◆ **DIRECTIVE**
Restate the whole listing word for word. Pictures are left out.

◆ **DATASET CONTENT**
·····

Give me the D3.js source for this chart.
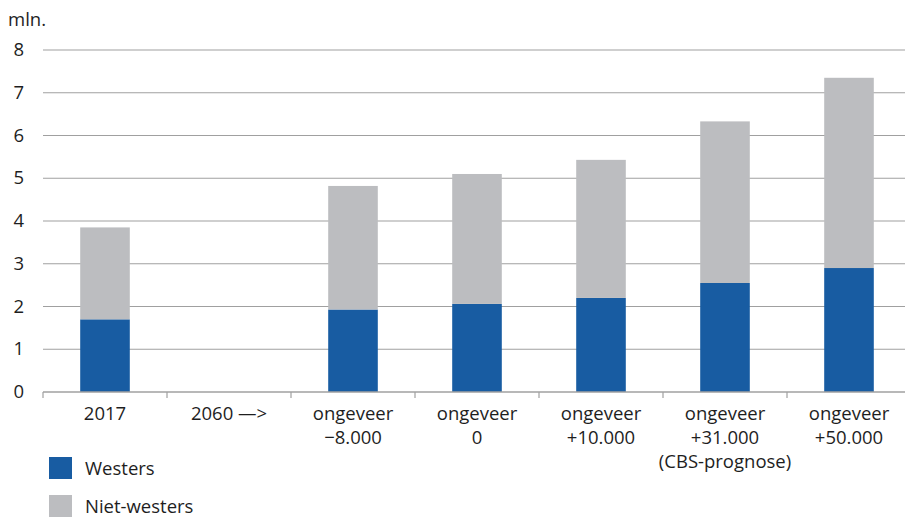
<!DOCTYPE html>
<html><head><meta charset="utf-8">
<script src="https://cdn.jsdelivr.net/npm/d3@7"></script>
<style>body{margin:0;background:#fff}svg{display:block}text{font-family:"Open Sans",sans-serif;fill:#1e1e1e}</style>
</head><body><svg id="c" width="905" height="517"></svg>
<script>
const categories = [["2017"],["2060 —>"],["ongeveer","−8.000"],["ongeveer","0"],["ongeveer","+10.000"],["ongeveer","+31.000","(CBS-prognose)"],["ongeveer","+50.000"]];
const westers = [1.70, null, 1.93, 2.06, 2.20, 2.55, 2.90];
const nietWesters = [2.15, null, 2.89, 3.04, 3.23, 3.78, 4.45];
const yTicks = [0,1,2,3,4,5,6,7,8];
const seriesNames = ["Westers","Niet-westers"];
const colors = ["#185ca2","#bcbdc0"];

(function(){
const svg = d3.select("#c");
const fs = "18.5px";
const mLeft = 43, mRight = 911, mTop = 50, mBottom = 392;
const x = d3.scaleBand().domain(d3.range(categories.length)).range([mLeft,mRight]).padding(0);
const y = d3.scaleLinear().domain([0,8]).range([mBottom,mTop]);

// gridlines
svg.append("g").selectAll("line").data(yTicks.filter(d=>d>0)).join("line")
  .attr("x1",mLeft).attr("x2",905).attr("y1",d=>y(d)).attr("y2",d=>y(d))
  .attr("stroke","#a0a0a0").attr("stroke-width",1.2);

// y labels
svg.append("g").selectAll("text").data(yTicks).join("text")
  .attr("x",24).attr("y",d=>y(d)+6).attr("text-anchor","end")
  .style("font-size",fs).text(d=>d);
svg.append("text").attr("x",8).attr("y",26).style("font-size",fs).text("mln.");

// bars
const bw = x.bandwidth()*0.4;
const stack = categories.map((c,i)=>({i, w:westers[i], n:nietWesters[i]})).filter(d=>d.w!=null);
const g = svg.append("g");
g.selectAll("rect.w").data(stack).join("rect").attr("class","w")
  .attr("x",d=>x(d.i)+x.bandwidth()/2-bw/2).attr("width",bw)
  .attr("y",d=>y(d.w)).attr("height",d=>y(0)-y(d.w)).attr("fill",colors[0]);
g.selectAll("rect.n").data(stack).join("rect").attr("class","n")
  .attr("x",d=>x(d.i)+x.bandwidth()/2-bw/2).attr("width",bw)
  .attr("y",d=>y(d.w+d.n)).attr("height",d=>y(d.w)-y(d.w+d.n)).attr("fill",colors[1]);

// x axis
svg.append("line").attr("x1",mLeft).attr("x2",905).attr("y1",mBottom).attr("y2",mBottom)
  .attr("stroke","#a0a0a0").attr("stroke-width",1.5);
svg.append("g").selectAll("line").data(d3.range(categories.length)).join("line")
  .attr("x1",d=>x(d)).attr("x2",d=>x(d)).attr("y1",mBottom).attr("y2",mBottom+6)
  .attr("stroke","#a0a0a0").attr("stroke-width",1.2);
const lab = svg.append("g").selectAll("text").data(categories).join("text")
  .attr("text-anchor","middle").style("font-size",fs)
  .attr("transform",(d,i)=>`translate(${x(i)+x.bandwidth()/2},420)`);
lab.selectAll("tspan").data(d=>d).join("tspan").attr("x",0).attr("y",(d,j)=>j*24).text(d=>d);

// legend
const leg = svg.append("g").selectAll("g").data(seriesNames).join("g")
  .attr("transform",(d,i)=>`translate(49,${457+i*38})`);
leg.append("rect").attr("width",23).attr("height",22).attr("fill",(d,i)=>colors[i]);
leg.append("text").attr("x",36).attr("y",18).style("font-size",fs).text(d=>d);
})();
</script></body></html>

·····

◆ **TASK RESULT**
Give me the D3.js source for this chart.
<!DOCTYPE html>
<html><head><meta charset="utf-8">
<script src="https://cdn.jsdelivr.net/npm/d3@7"></script>
<style>body{margin:0;background:#fff}svg{display:block}text{font-family:"Open Sans",sans-serif;fill:#1e1e1e}</style>
</head><body><svg id="c" width="905" height="517"></svg>
<script>
const categories = [["2017"],["2060 —>"],["ongeveer","−8.000"],["ongeveer","0"],["ongeveer","+10.000"],["ongeveer","+31.000","(CBS-prognose)"],["ongeveer","+50.000"]];
const westers = [1.70, null, 1.93, 2.06, 2.20, 2.55, 2.90];
const nietWesters = [2.15, null, 2.89, 3.04, 3.23, 3.78, 4.45];
const yTicks = [0,1,2,3,4,5,6,7,8];
const seriesNames = ["Westers","Niet-westers"];
const colors = ["#185ca2","#bcbdc0"];

(function(){
const svg = d3.select("#c");
const fs = "18.5px";
const mLeft = 43, mRight = 911, mTop = 50, mBottom = 392;
const x = d3.scaleBand().domain(d3.range(categories.length)).range([mLeft,mRight]).padding(0);
const y = d3.scaleLinear().domain([0,8]).range([mBottom,mTop]);

// gridlines
svg.append("g").selectAll("line").data(yTicks.filter(d=>d>0)).join("line")
  .attr("x1",mLeft).attr("x2",905).attr("y1",d=>y(d)).attr("y2",d=>y(d))
  .attr("stroke","#a0a0a0").attr("stroke-width",1.2);

// y labels
svg.append("g").selectAll("text").data(yTicks).join("text")
  .attr("x",24).attr("y",d=>y(d)+6).attr("text-anchor","end")
  .style("font-size",fs).text(d=>d);
svg.append("text").attr("x",8).attr("y",26).style("font-size",fs).text("mln.");

// bars
const bw = x.bandwidth()*0.4;
const stack = categories.map((c,i)=>({i, w:westers[i], n:nietWesters[i]})).filter(d=>d.w!=null);
const g = svg.append("g");
g.selectAll("rect.w").data(stack).join("rect").attr("class","w")
  .attr("x",d=>x(d.i)+x.bandwidth()/2-bw/2).attr("width",bw)
  .attr("y",d=>y(d.w)).attr("height",d=>y(0)-y(d.w)).attr("fill",colors[0]);
g.selectAll("rect.n").data(stack).join("rect").attr("class","n")
  .attr("x",d=>x(d.i)+x.bandwidth()/2-bw/2).attr("width",bw)
  .attr("y",d=>y(d.w+d.n)).attr("height",d=>y(d.w)-y(d.w+d.n)).attr("fill",colors[1]);

// x axis
svg.append("line").attr("x1",mLeft).attr("x2",905).attr("y1",mBottom).attr("y2",mBottom)
  .attr("stroke","#a0a0a0").attr("stroke-width",1.5);
svg.append("g").selectAll("line").data(d3.range(categories.length)).join("line")
  .attr("x1",d=>x(d)).attr("x2",d=>x(d)).attr("y1",mBottom).attr("y2",mBottom+6)
  .attr("stroke","#a0a0a0").attr("stroke-width",1.2);
const lab = svg.append("g").selectAll("text").data(categories).join("text")
  .attr("text-anchor","middle").style("font-size",fs)
  .attr("transform",(d,i)=>`translate(${x(i)+x.bandwidth()/2},420)`);
lab.selectAll("tspan").data(d=>d).join("tspan").attr("x",0).attr("y",(d,j)=>j*24).text(d=>d);

// legend
const leg = svg.append("g").selectAll("g").data(seriesNames).join("g")
  .attr("transform",(d,i)=>`translate(49,${457+i*38})`);
leg.append("rect").attr("width",23).attr("height",22).attr("fill",(d,i)=>colors[i]);
leg.append("text").attr("x",36).attr("y",18).style("font-size",fs).text(d=>d);
})();
</script></body></html>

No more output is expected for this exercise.